On April 13th, 2012, my wife Debbie was diagnosed with breast cancer. On the pages of Caringbridge.org, (search debbiebrodinsky), I started a journal documenting the journey, which three surgeries, multiple recoveries, and plenty of emotional moments later, will lead to the One Year Cancer Free moment on May 10th, 2013.
Today is May 1st. Over at the Caringbridge.org site I have elected to share the Top Ten most significant moments of that journey, posting them one day at a time, leading up to May 10th.
But I’ve decided to mirror that message here on this blog. And instead of just posting the link, I am posting the journal entries. I hope you will choose to take part. Although I open myself up on these pages on a daily basis, I am offering up a deeper view into my world, into my heart, but more importantly if you choose to follow, you will get to know the woman I am incredibly fortunate elected to accept my hand in marriage more than 15 years ago.
So here it goes, #10. And we start at the beginning, with what was titled, My Story, about what was happening to Debbie, but which I quickly learned was Our Story. So if you will take my take my hand and share my heart, we’ll begin:
And so another journey begins.

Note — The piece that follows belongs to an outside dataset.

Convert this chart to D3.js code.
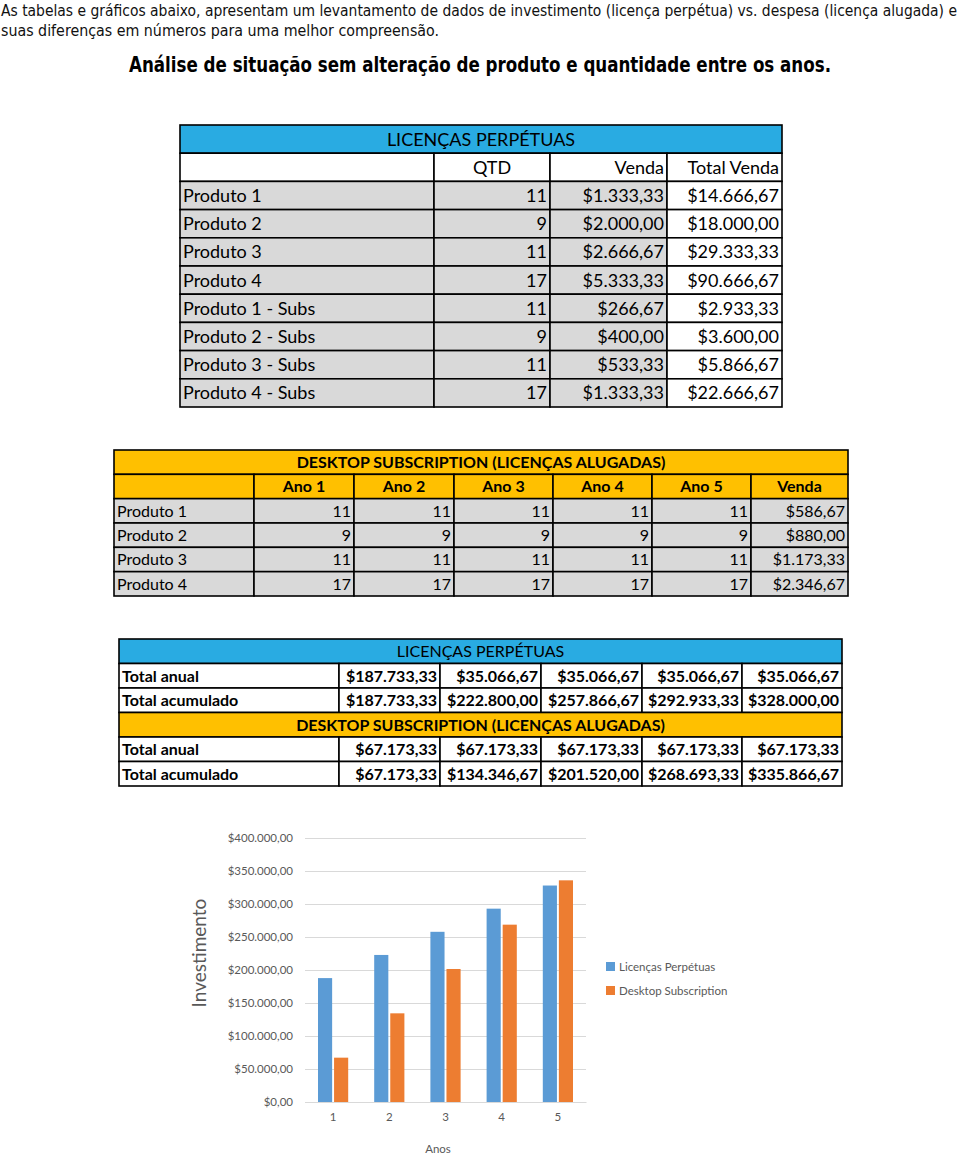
<!DOCTYPE html>
<html>
<head>
<meta charset="utf-8">
<script src="https://cdn.jsdelivr.net/npm/d3@7"></script>
<style>
body { margin: 0; background: #fff; }
svg { display: block; }
.cond { font-family: "Liberation Sans Narrow", "DejaVu Sans Condensed", sans-serif; }
.tb { font-family: Lato, "Noto Sans", sans-serif; fill: #000; }
.ch { font-family: Lato, "Open Sans", sans-serif; fill: #595959; }
</style>
</head>
<body>
<svg width="960" height="1154"></svg>
<script>
// textos
var intro = [ "As tabelas e gráficos abaixo, apresentam um levantamento de dados de investimento (licença perpétua) vs. despesa (licença alugada) e",
	"suas diferenças em números para uma melhor compreensão." ];
var titulo = "Análise de situação sem alteração de produto e quantidade entre os anos.";

// tabela 1 - licenças perpétuas
var produtos1 = [ "Produto 1", "Produto 2", "Produto 3", "Produto 4", "Produto 1 - Subs", "Produto 2 - Subs", "Produto 3 - Subs", "Produto 4 - Subs" ];
var qtd1 = [ 11, 9, 11, 17, 11, 9, 11, 17 ];
var venda1 = [ 1333.33, 2000, 2666.67, 5333.33, 266.67, 400, 533.33, 1333.33 ];
var total1 = [ 14666.67, 18000, 29333.33, 90666.67, 2933.33, 3600, 5866.67, 22666.67 ];

// tabela 2 - desktop subscription
var anos = [ "Ano 1", "Ano 2", "Ano 3", "Ano 4", "Ano 5" ];
var produtos2 = [ "Produto 1", "Produto 2", "Produto 3", "Produto 4" ];
var qtd2 = [ [ 11, 11, 11, 11, 11 ], [ 9, 9, 9, 9, 9 ], [ 11, 11, 11, 11, 11 ], [ 17, 17, 17, 17, 17 ] ];
var venda2 = [ 586.67, 880, 1173.33, 2346.67 ];

// tabela 3 - totais
var perpAnual = [ 187733.33, 35066.67, 35066.67, 35066.67, 35066.67 ];
var perpAcum = [ 187733.33, 222800, 257866.67, 292933.33, 328000 ];
var subsAnual = [ 67173.33, 67173.33, 67173.33, 67173.33, 67173.33 ];
var subsAcum = [ 67173.33, 134346.67, 201520, 268693.33, 335866.67 ];

// gráfico
var series = [ "Licenças Perpétuas", "Desktop Subscription" ];
var categorias = [ "1", "2", "3", "4", "5" ];
var yTicks = [ 0, 50000, 100000, 150000, 200000, 250000, 300000, 350000, 400000 ];

var br = d3.formatLocale({ decimal : ",", thousands : ".", grouping : [ 3 ], currency : [ "$", "" ] });
var money = br.format("$,.2f");

var BLUE = "#29abe2", ORANGE = "#ffc000", GRAY = "#d9d9d9";
var svg = d3.select("svg");

// cabeçalho
var introLen = [ 956, 438 ];
svg.selectAll("text.intro").data(intro).enter().append("text").attr("class", "cond")
	.attr("x", 1).attr("y", function(d, i) { return 16 + i * 19.5; })
	.attr("font-size", 15.5).attr("fill", "#111").text(function(d) { return d; })
	.attr("textLength", function(d, i) { return introLen[i]; }).attr("lengthAdjust", "spacingAndGlyphs");
svg.append("text").attr("class", "cond").attr("x", 480).attr("y", 72).attr("text-anchor", "middle")
	.attr("font-size", 21).attr("font-weight", "bold").attr("textLength", 702).attr("lengthAdjust", "spacingAndGlyphs").text(titulo);

// desenha uma linha de células
function drawRow(g, edges, y, h, cells, fs) {
	cells.forEach(function(c) {
		var x0 = edges[c.c0], x1 = edges[c.c1];
		g.append("rect").attr("x", x0).attr("y", y).attr("width", x1 - x0).attr("height", h)
			.attr("fill", c.fill || "#fff").attr("stroke", "#000").attr("stroke-width", 1.6);
		if (c.text == null) return;
		var tx = c.align == "middle" ? (x0 + x1) / 2 : c.align == "end" ? x1 - 3 : x0 + 3;
		g.append("text").attr("class", "tb").attr("x", tx).attr("y", y + h / 2).attr("dy", "0.36em")
			.attr("text-anchor", c.align || "start").attr("font-size", fs)
			.attr("font-weight", c.bold ? "bold" : "normal").text(c.text);
	});
}

// tabela 1
var cols1 = [ 180, 434, 550, 667, 782 ];
var y1 = d3.scaleBand().domain(d3.range(produtos1.length + 2)).range([ 125, 407 ]);
var t1 = svg.append("g");
drawRow(t1, cols1, y1(0), y1.bandwidth(), [ { c0 : 0, c1 : 4, fill : BLUE, text : "LICENÇAS PERPÉTUAS", align : "middle" } ], 18);
drawRow(t1, cols1, y1(1), y1.bandwidth(), [ { c0 : 0, c1 : 1 }, { c0 : 1, c1 : 2, text : "QTD", align : "middle" },
	{ c0 : 2, c1 : 3, text : "Venda", align : "end" }, { c0 : 3, c1 : 4, text : "Total Venda", align : "end" } ], 18);
produtos1.forEach(function(p, i) {
	drawRow(t1, cols1, y1(i + 2), y1.bandwidth(), [ { c0 : 0, c1 : 1, fill : GRAY, text : p },
		{ c0 : 1, c1 : 2, fill : GRAY, text : qtd1[i], align : "end" },
		{ c0 : 2, c1 : 3, fill : GRAY, text : money(venda1[i]), align : "end" },
		{ c0 : 3, c1 : 4, text : money(total1[i]), align : "end" } ], 18);
});

// tabela 2
var cols2 = [ 114, 254, 354, 454, 553, 652, 751, 848 ];
var y2 = d3.scaleBand().domain(d3.range(produtos2.length + 2)).range([ 450, 596 ]);
var t2 = svg.append("g");
drawRow(t2, cols2, y2(0), y2.bandwidth(), [ { c0 : 0, c1 : 7, fill : ORANGE, text : "DESKTOP SUBSCRIPTION (LICENÇAS ALUGADAS)", align : "middle", bold : true } ], 16);
drawRow(t2, cols2, y2(1), y2.bandwidth(), [ { c0 : 0, c1 : 1, fill : ORANGE } ].concat(anos.map(function(a, j) {
	return { c0 : j + 1, c1 : j + 2, fill : ORANGE, text : a, align : "middle", bold : true };
})).concat([ { c0 : 6, c1 : 7, fill : ORANGE, text : "Venda", align : "middle", bold : true } ]), 16);
produtos2.forEach(function(p, i) {
	drawRow(t2, cols2, y2(i + 2), y2.bandwidth(), [ { c0 : 0, c1 : 1, fill : GRAY, text : p } ].concat(qtd2[i].map(function(q, j) {
		return { c0 : j + 1, c1 : j + 2, fill : GRAY, text : q, align : "end" };
	})).concat([ { c0 : 6, c1 : 7, fill : GRAY, text : money(venda2[i]), align : "end" } ]), 16);
});

// tabela 3
var cols3 = [ 119, 339, 440, 541, 642, 742, 842 ];
var y3 = d3.scaleBand().domain(d3.range(6)).range([ 639, 786 ]);
var t3 = svg.append("g");
function totalRow(i, label, vals) {
	drawRow(t3, cols3, y3(i), y3.bandwidth(), [ { c0 : 0, c1 : 1, text : label, bold : true } ].concat(vals.map(function(v, j) {
		return { c0 : j + 1, c1 : j + 2, text : money(v), align : "end", bold : true };
	})), 16);
}
drawRow(t3, cols3, y3(0), y3.bandwidth(), [ { c0 : 0, c1 : 6, fill : BLUE, text : "LICENÇAS PERPÉTUAS", align : "middle" } ], 16);
totalRow(1, "Total anual", perpAnual);
totalRow(2, "Total acumulado", perpAcum);
drawRow(t3, cols3, y3(3), y3.bandwidth(), [ { c0 : 0, c1 : 6, fill : ORANGE, text : "DESKTOP SUBSCRIPTION (LICENÇAS ALUGADAS)", align : "middle", bold : true } ], 16);
totalRow(4, "Total anual", subsAnual);
totalRow(5, "Total acumulado", subsAcum);

// gráfico de barras
var colors = d3.scaleOrdinal().domain(series).range([ "#5b9bd5", "#ed7d31" ]);
var chartData = categorias.map(function(c, i) { return [ perpAcum[i], subsAcum[i] ]; });
var x0 = d3.scaleBand().domain(categorias).range([ 305, 586 ]);
var x1 = d3.scaleBand().domain(series).range([ 13, x0.bandwidth() - 13 ]).paddingInner(0.12);
var y = d3.scaleLinear().domain([ 0, 400000 ]).range([ 1102, 838 ]);
var chart = svg.append("g");
var yAxis = chart.append("g").attr("transform", "translate(305,0)")
	.call(d3.axisLeft(y).tickValues(yTicks).tickFormat(money).tickSize(-281).tickPadding(12));
yAxis.select(".domain").remove();
yAxis.selectAll("line").attr("stroke", "#d9d9d9");
yAxis.selectAll("text").attr("class", "ch").attr("font-size", 11.5).attr("fill", "#595959");
chart.selectAll("g.cat").data(chartData).enter().append("g")
	.attr("transform", function(d, i) { return "translate(" + x0(categorias[i]) + ",0)"; })
	.selectAll("rect").data(function(d) { return d; }).enter().append("rect")
	.attr("x", function(d, j) { return x1(series[j]); }).attr("width", x1.bandwidth())
	.attr("y", function(d) { return y(d); }).attr("height", function(d) { return y(0) - y(d); })
	.attr("fill", function(d, j) { return colors(series[j]); });
var xAxis = chart.append("g").attr("transform", "translate(0,1102)").call(d3.axisBottom(x0).tickSize(0).tickPadding(11));
xAxis.select(".domain").attr("stroke", "#d9d9d9");
xAxis.selectAll("text").attr("class", "ch").attr("font-size", 11.5).attr("fill", "#595959");
chart.append("text").attr("class", "ch").attr("x", 438).attr("y", 1153).attr("text-anchor", "middle").attr("font-size", 11.5).text("Anos");
chart.append("text").attr("class", "ch").attr("transform", "translate(206,953) rotate(-90)").attr("text-anchor", "middle")
	.attr("font-size", 19).text("Investimento");
var legend = chart.selectAll("g.leg").data(series).enter().append("g")
	.attr("transform", function(d, i) { return "translate(606," + (962 + i * 24) + ")"; });
legend.append("rect").attr("width", 9).attr("height", 9).attr("fill", colors);
legend.append("text").attr("class", "ch").attr("x", 13).attr("y", 4.5).attr("dy", "0.36em").attr("font-size", 11.5).text(function(d) { return d; });
</script>
</body>
</html>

However, this time it will end differently. I’ll say it again, this time there will be a different ending.
Two-and-a-half years ago we lost our father/father-in-law, Jerry Gross, after a battle with and surgery to remove esophageal cancer. We didn’t think it would end that way, but it did. We were just beginning to get on with our lives… and now we learn the love of my life, the mother of my two beautiful daughters, Debbie, has been diagnosed with breast cancer.
It all started with a mammogram back in March that showed something was “a little different” from another mammogram about a year ago. And after an MRI, an Ultra-Sound and eventually an MRI needle-guided biopsy, we had an answer. After the biopsy, the radiologist told us he believed at first glance there was a 1-in-10 chance the tissue sample was malignant.
Unfortunately he was wrong. The pathology report showed the tissue was not benign. It is DCIS, Ductal Carcinoma In-Situ. Thousands of cases are diagnosed ever year. But there is also an invasive tumor outside the duct, the real area of concern… and a few other areas of “suspicion”.
On Thursday, April 19th, we met with one of the best, Dr Neil Friedman, head of the Hoffberger Breast Center at Mercy Medical Center. After an examination and a review of the films he confirmed, cancer.
The options: a lumpectomy (not easy because of the cystic nature of the breast) or a mastectomy. Debbie has opted for the latter. But being the young mother of two, the decision is to go with a double mastectomy. The goal is to stop looking over our shoulders, always worrying about the next mammogram, the next irregularity, the next “follow-up”, the next round of testing. Its time for all that to end. Its time to move forward, without fear.
We just learned this evening, that the mastectomy and the reconstructive surgery will be scheduled for Thursday, May 10th. Dr Bernard Chang from Mercy will do the reconstructive surgery and implants. In the end, this will be OK and Debbie will be one of the survivors.
Never thought we would be going through anything like this… but who does? It is simply another avenue on the journey of life. Country singer Gary Allan has a song, “Life ain’t always beautiful”. But my wife is, my girls are, our family is, our incredible friends are… and that ‘s what it is all about. With all your love and support how can we lose? Debbie will need all of it as she begins the next chapter of her life… and our lives together. Already we need to say thanks to so many for reaching out and letting us know you are there. It is a true blessing.
My wife is a fighter. No doubt about that. She will come out of this on the other side, better than she went in. The struggle of life does not beat you, it only makes you stronger. I am married to the most beautiful, funny, smart incredible woman.. who happens to be an outstanding mother to boot. No cancer is going to take that away and it will not defeat us.
Deb gets her strength from our girls, Sophie and Emily, from her sister Alisa and maybe most of all from her mom and my mother-in-law, Sharon, who herself is a 20-year-breast-cancer -survivor. She is leading by example. You fight back, you don’t get beat, you ride the emotional rollercoaster and when the ride ends, you get up and look back and realize you were scared, but you made it. That’s all that matters.
All of those who survive every day give us strength: “The journey of a thousand miles must begin with a single step. To know the road ahead, ask those coming back”.
Those who have made the journey before Debbie give us strength.
Those who love us give us hope and light.
Those who we have never met, but are living the same challenge…. you have our support.
Thanks for being there. We couldn’t ask for more.